COLLECTED MATERIAL.
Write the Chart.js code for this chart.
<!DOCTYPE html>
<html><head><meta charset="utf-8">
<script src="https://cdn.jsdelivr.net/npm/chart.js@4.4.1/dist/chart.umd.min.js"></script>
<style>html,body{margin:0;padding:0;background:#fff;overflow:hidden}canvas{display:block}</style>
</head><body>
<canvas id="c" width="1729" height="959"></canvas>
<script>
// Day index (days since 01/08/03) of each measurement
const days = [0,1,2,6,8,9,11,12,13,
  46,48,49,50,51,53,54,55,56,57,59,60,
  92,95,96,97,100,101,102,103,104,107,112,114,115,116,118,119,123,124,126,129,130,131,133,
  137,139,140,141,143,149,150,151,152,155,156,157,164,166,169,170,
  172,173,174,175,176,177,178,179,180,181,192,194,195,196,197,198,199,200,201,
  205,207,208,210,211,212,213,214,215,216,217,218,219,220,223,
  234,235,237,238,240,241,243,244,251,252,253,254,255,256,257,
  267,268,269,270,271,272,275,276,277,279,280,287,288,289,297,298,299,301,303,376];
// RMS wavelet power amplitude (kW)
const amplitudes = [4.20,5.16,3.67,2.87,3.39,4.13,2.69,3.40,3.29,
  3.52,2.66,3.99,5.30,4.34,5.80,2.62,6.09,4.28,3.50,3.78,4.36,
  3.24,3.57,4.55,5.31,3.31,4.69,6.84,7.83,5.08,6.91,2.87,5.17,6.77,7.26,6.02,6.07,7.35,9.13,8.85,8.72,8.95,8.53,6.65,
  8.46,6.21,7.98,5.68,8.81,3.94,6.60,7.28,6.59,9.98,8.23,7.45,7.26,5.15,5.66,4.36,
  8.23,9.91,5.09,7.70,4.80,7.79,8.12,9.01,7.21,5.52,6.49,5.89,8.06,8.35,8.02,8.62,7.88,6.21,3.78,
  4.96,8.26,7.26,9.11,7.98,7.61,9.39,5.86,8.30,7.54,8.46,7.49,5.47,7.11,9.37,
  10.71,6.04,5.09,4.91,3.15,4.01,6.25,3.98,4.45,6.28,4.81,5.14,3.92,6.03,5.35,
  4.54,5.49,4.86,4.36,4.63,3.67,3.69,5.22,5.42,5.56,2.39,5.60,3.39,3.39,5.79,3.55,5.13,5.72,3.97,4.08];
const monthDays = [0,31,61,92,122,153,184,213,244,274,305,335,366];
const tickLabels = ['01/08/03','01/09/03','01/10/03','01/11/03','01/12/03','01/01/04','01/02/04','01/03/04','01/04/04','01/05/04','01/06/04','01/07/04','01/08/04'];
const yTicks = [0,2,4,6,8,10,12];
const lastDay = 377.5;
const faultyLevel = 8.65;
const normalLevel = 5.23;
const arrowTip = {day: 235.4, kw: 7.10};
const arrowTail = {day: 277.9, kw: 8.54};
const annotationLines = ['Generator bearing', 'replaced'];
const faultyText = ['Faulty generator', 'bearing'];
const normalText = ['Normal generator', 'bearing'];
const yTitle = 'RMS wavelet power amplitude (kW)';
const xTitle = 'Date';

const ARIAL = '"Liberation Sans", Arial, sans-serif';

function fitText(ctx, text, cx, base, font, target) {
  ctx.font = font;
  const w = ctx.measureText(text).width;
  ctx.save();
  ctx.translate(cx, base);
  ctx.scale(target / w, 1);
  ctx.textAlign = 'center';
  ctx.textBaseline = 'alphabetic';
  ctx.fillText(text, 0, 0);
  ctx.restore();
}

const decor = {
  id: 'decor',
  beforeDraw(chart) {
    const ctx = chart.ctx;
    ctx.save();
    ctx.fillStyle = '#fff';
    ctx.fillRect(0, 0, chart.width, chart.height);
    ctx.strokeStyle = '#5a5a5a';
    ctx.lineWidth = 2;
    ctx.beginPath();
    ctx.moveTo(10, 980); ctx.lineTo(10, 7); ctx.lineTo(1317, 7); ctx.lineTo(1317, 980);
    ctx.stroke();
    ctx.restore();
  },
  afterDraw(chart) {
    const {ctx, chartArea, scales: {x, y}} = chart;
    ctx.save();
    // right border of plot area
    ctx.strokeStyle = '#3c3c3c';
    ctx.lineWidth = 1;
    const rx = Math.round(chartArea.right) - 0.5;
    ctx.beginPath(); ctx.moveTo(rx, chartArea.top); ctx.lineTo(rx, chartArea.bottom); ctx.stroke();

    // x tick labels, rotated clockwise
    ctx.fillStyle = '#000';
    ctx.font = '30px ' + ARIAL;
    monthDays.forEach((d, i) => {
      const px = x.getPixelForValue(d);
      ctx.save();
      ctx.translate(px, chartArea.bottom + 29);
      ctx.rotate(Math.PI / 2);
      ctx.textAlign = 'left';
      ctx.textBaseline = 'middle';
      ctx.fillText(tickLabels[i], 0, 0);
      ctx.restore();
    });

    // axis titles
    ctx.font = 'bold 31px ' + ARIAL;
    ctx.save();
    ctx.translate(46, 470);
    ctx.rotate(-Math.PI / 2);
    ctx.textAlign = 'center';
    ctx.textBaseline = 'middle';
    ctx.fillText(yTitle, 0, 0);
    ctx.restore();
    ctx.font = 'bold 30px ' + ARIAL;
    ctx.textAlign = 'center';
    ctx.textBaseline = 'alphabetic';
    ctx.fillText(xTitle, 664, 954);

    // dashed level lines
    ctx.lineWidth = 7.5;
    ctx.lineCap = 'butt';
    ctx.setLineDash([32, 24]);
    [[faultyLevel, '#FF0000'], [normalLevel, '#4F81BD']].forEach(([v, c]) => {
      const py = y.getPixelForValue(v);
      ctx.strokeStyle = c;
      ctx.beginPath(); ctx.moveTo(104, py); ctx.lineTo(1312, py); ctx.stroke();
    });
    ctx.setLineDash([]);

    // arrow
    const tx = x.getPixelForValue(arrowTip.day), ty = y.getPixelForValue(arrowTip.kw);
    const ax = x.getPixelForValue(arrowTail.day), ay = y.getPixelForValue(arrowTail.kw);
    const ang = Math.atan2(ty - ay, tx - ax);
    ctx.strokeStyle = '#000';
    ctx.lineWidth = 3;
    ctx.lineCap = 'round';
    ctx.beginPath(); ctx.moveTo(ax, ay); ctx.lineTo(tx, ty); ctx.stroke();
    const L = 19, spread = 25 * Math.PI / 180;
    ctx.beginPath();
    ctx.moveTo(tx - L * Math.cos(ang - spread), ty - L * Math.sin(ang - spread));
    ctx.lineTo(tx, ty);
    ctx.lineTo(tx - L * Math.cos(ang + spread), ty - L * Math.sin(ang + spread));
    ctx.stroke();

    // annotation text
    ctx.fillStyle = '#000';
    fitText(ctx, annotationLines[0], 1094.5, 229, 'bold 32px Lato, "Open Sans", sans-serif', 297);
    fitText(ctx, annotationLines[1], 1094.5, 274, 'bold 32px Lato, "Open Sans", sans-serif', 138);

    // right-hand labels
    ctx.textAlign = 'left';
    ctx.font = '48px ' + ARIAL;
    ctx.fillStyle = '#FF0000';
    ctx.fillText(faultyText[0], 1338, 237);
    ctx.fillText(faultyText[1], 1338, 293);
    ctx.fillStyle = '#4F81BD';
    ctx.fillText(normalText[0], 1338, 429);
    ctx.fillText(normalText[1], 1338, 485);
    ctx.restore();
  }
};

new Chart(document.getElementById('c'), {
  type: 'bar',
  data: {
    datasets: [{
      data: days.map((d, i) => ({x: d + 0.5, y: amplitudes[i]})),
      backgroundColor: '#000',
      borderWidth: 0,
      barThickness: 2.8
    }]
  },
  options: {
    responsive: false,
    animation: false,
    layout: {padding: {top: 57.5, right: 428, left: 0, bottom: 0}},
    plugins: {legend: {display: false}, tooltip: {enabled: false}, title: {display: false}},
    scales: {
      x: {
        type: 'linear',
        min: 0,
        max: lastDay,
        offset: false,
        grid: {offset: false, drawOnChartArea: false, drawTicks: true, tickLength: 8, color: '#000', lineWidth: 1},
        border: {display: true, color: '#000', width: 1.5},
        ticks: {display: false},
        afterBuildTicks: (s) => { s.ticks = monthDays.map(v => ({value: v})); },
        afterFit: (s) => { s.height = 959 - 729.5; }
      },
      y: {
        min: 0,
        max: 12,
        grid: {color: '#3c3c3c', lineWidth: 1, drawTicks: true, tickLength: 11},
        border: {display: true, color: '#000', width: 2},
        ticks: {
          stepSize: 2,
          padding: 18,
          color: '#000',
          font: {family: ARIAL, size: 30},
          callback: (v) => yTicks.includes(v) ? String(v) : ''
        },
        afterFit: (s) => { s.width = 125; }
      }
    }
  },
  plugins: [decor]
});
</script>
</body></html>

STATED PROBLEM.
From the first line of the data above to the line holding "const xTitle = 'Date';", reproduce each line exactly; emit no other lines.

ANSWER IN FULL.
Write the Chart.js code for this chart.
<!DOCTYPE html>
<html><head><meta charset="utf-8">
<script src="https://cdn.jsdelivr.net/npm/chart.js@4.4.1/dist/chart.umd.min.js"></script>
<style>html,body{margin:0;padding:0;background:#fff;overflow:hidden}canvas{display:block}</style>
</head><body>
<canvas id="c" width="1729" height="959"></canvas>
<script>
// Day index (days since 01/08/03) of each measurement
const days = [0,1,2,6,8,9,11,12,13,
  46,48,49,50,51,53,54,55,56,57,59,60,
  92,95,96,97,100,101,102,103,104,107,112,114,115,116,118,119,123,124,126,129,130,131,133,
  137,139,140,141,143,149,150,151,152,155,156,157,164,166,169,170,
  172,173,174,175,176,177,178,179,180,181,192,194,195,196,197,198,199,200,201,
  205,207,208,210,211,212,213,214,215,216,217,218,219,220,223,
  234,235,237,238,240,241,243,244,251,252,253,254,255,256,257,
  267,268,269,270,271,272,275,276,277,279,280,287,288,289,297,298,299,301,303,376];
// RMS wavelet power amplitude (kW)
const amplitudes = [4.20,5.16,3.67,2.87,3.39,4.13,2.69,3.40,3.29,
  3.52,2.66,3.99,5.30,4.34,5.80,2.62,6.09,4.28,3.50,3.78,4.36,
  3.24,3.57,4.55,5.31,3.31,4.69,6.84,7.83,5.08,6.91,2.87,5.17,6.77,7.26,6.02,6.07,7.35,9.13,8.85,8.72,8.95,8.53,6.65,
  8.46,6.21,7.98,5.68,8.81,3.94,6.60,7.28,6.59,9.98,8.23,7.45,7.26,5.15,5.66,4.36,
  8.23,9.91,5.09,7.70,4.80,7.79,8.12,9.01,7.21,5.52,6.49,5.89,8.06,8.35,8.02,8.62,7.88,6.21,3.78,
  4.96,8.26,7.26,9.11,7.98,7.61,9.39,5.86,8.30,7.54,8.46,7.49,5.47,7.11,9.37,
  10.71,6.04,5.09,4.91,3.15,4.01,6.25,3.98,4.45,6.28,4.81,5.14,3.92,6.03,5.35,
  4.54,5.49,4.86,4.36,4.63,3.67,3.69,5.22,5.42,5.56,2.39,5.60,3.39,3.39,5.79,3.55,5.13,5.72,3.97,4.08];
const monthDays = [0,31,61,92,122,153,184,213,244,274,305,335,366];
const tickLabels = ['01/08/03','01/09/03','01/10/03','01/11/03','01/12/03','01/01/04','01/02/04','01/03/04','01/04/04','01/05/04','01/06/04','01/07/04','01/08/04'];
const yTicks = [0,2,4,6,8,10,12];
const lastDay = 377.5;
const faultyLevel = 8.65;
const normalLevel = 5.23;
const arrowTip = {day: 235.4, kw: 7.10};
const arrowTail = {day: 277.9, kw: 8.54};
const annotationLines = ['Generator bearing', 'replaced'];
const faultyText = ['Faulty generator', 'bearing'];
const normalText = ['Normal generator', 'bearing'];
const yTitle = 'RMS wavelet power amplitude (kW)';
const xTitle = 'Date';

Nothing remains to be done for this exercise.